Collected data -
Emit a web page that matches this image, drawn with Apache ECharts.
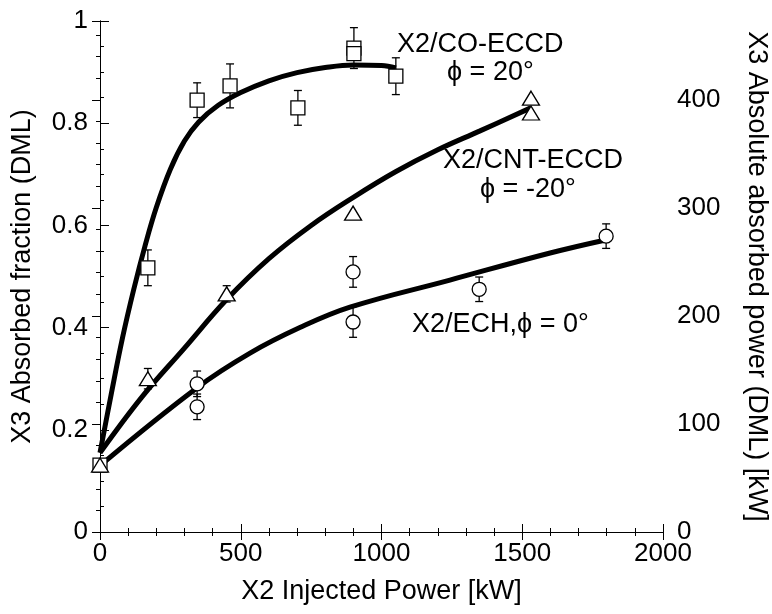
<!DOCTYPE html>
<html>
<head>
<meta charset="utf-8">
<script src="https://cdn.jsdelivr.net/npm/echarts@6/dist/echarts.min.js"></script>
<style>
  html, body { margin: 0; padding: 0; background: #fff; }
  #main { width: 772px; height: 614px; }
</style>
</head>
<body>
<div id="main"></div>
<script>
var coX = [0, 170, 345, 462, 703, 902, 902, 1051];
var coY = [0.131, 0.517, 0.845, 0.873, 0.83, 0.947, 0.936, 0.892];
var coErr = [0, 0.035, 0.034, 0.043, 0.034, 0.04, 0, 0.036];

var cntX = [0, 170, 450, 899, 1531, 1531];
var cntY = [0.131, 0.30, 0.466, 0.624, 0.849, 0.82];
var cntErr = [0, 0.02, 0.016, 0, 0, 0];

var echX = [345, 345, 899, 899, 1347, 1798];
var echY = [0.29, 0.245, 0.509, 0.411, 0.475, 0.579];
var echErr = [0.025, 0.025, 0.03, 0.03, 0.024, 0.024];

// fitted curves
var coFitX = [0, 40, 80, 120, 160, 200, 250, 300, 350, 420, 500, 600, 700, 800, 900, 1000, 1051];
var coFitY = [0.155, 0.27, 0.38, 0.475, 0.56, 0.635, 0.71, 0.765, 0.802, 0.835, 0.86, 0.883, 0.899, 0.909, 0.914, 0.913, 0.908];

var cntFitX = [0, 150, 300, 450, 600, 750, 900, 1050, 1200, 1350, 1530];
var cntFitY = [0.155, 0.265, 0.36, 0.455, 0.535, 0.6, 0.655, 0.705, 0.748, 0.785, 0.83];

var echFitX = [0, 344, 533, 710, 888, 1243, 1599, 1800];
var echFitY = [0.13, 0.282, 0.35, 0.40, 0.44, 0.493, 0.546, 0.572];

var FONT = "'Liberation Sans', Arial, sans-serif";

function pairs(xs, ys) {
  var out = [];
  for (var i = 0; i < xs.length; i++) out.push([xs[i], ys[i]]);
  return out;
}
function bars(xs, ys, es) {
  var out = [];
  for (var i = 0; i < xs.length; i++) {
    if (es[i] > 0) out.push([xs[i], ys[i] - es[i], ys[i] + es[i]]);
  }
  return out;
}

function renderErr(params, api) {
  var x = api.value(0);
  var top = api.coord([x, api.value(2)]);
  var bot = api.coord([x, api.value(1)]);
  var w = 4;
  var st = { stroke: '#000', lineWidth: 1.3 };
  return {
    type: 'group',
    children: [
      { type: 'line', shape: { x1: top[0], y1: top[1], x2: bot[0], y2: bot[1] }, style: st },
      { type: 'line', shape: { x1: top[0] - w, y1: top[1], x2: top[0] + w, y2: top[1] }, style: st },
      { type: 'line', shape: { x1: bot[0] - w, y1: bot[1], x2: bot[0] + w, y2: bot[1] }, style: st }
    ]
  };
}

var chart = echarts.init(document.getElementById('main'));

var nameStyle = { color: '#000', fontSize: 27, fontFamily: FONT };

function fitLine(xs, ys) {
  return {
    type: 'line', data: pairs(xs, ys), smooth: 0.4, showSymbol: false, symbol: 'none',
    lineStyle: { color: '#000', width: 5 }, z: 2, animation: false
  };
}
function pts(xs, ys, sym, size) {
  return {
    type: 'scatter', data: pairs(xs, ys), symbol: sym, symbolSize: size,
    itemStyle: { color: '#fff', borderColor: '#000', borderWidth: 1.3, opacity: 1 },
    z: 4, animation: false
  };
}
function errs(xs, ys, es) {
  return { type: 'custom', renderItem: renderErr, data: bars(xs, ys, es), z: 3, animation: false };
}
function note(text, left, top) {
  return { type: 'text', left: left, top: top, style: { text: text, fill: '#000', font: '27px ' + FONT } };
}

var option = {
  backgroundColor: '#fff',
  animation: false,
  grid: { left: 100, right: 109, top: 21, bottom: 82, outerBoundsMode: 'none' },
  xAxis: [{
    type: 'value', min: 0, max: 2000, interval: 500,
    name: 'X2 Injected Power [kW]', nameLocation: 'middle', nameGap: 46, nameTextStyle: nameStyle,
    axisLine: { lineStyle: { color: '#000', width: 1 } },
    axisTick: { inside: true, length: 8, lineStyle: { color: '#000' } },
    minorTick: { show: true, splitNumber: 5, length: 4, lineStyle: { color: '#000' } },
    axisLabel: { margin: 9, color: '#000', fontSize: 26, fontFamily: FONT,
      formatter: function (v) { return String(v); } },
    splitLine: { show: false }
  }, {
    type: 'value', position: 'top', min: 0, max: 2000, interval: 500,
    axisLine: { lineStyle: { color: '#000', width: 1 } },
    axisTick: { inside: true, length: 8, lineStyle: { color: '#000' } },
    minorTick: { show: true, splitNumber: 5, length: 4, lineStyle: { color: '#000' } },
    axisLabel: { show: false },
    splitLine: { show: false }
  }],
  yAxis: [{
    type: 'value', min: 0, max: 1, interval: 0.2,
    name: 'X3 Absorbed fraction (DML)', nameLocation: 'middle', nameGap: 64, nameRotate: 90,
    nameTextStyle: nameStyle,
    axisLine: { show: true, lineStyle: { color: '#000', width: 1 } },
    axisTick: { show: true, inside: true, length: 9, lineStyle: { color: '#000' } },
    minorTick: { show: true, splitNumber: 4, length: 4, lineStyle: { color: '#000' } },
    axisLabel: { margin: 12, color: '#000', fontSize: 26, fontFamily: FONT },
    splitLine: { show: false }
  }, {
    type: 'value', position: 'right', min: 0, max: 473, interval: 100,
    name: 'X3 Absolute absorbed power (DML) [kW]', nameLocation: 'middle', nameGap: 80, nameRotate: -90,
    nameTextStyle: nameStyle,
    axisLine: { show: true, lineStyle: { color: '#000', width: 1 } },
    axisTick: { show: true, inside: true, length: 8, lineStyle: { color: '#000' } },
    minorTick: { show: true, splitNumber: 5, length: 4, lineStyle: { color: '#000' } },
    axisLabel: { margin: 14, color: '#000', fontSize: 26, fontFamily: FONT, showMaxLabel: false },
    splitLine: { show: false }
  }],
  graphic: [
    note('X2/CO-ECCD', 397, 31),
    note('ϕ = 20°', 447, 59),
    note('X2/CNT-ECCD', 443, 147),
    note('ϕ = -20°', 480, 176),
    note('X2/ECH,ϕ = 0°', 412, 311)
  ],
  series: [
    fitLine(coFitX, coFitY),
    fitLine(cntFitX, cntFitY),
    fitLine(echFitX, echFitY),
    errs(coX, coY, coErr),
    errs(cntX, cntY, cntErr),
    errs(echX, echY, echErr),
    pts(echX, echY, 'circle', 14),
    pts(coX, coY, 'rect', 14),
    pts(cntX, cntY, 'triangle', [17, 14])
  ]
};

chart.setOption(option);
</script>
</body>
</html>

What to work on -
Write out the lines from the start of the material to the line with "var echErr = [0.025, 0.025, 0.03, 0.03, 0.024, 0.024];", inclusive and exactly. Skip the pictures.

Solution to this exercise -
Emit a web page that matches this image, drawn with Apache ECharts.
<!DOCTYPE html>
<html>
<head>
<meta charset="utf-8">
<script src="https://cdn.jsdelivr.net/npm/echarts@6/dist/echarts.min.js"></script>
<style>
  html, body { margin: 0; padding: 0; background: #fff; }
  #main { width: 772px; height: 614px; }
</style>
</head>
<body>
<div id="main"></div>
<script>
var coX = [0, 170, 345, 462, 703, 902, 902, 1051];
var coY = [0.131, 0.517, 0.845, 0.873, 0.83, 0.947, 0.936, 0.892];
var coErr = [0, 0.035, 0.034, 0.043, 0.034, 0.04, 0, 0.036];

var cntX = [0, 170, 450, 899, 1531, 1531];
var cntY = [0.131, 0.30, 0.466, 0.624, 0.849, 0.82];
var cntErr = [0, 0.02, 0.016, 0, 0, 0];

var echX = [345, 345, 899, 899, 1347, 1798];
var echY = [0.29, 0.245, 0.509, 0.411, 0.475, 0.579];
var echErr = [0.025, 0.025, 0.03, 0.03, 0.024, 0.024];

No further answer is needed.